WRITTEN INSTRUCTION — What lines of the data hold the string "matplotlib"? Pull each one out.

DATASET SECTION —
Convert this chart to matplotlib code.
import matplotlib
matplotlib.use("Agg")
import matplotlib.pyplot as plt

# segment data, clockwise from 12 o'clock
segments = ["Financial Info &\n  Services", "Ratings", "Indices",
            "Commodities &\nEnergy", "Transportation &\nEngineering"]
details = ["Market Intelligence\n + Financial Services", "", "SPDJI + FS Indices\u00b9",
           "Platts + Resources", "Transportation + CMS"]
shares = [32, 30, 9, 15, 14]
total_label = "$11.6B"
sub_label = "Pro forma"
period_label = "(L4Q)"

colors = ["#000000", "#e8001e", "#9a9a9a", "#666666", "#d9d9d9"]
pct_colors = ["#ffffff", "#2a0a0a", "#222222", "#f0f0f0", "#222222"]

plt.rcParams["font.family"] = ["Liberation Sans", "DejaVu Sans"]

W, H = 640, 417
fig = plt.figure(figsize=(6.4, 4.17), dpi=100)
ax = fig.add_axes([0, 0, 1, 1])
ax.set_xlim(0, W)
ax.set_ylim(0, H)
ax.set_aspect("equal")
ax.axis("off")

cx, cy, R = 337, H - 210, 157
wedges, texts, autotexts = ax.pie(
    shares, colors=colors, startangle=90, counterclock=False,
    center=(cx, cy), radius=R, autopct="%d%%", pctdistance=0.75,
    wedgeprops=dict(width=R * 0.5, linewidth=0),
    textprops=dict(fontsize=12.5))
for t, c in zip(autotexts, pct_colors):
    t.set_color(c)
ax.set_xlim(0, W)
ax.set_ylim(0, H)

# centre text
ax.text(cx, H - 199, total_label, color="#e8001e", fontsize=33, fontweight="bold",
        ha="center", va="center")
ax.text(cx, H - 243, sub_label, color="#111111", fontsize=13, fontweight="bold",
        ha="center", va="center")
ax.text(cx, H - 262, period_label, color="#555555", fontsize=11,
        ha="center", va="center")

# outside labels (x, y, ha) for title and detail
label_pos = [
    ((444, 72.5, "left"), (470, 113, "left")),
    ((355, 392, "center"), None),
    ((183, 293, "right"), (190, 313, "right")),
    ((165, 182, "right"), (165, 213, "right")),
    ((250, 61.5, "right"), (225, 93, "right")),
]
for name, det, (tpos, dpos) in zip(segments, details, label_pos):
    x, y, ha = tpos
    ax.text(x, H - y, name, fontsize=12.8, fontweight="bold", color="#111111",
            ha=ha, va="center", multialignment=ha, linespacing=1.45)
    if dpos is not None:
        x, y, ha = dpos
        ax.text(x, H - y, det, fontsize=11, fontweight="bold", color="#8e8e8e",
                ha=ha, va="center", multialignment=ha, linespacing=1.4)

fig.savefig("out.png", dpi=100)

SOLUTION FOR THIS TASK —
Convert this chart to matplotlib code.
import matplotlib
matplotlib.use("Agg")
import matplotlib.pyplot as plt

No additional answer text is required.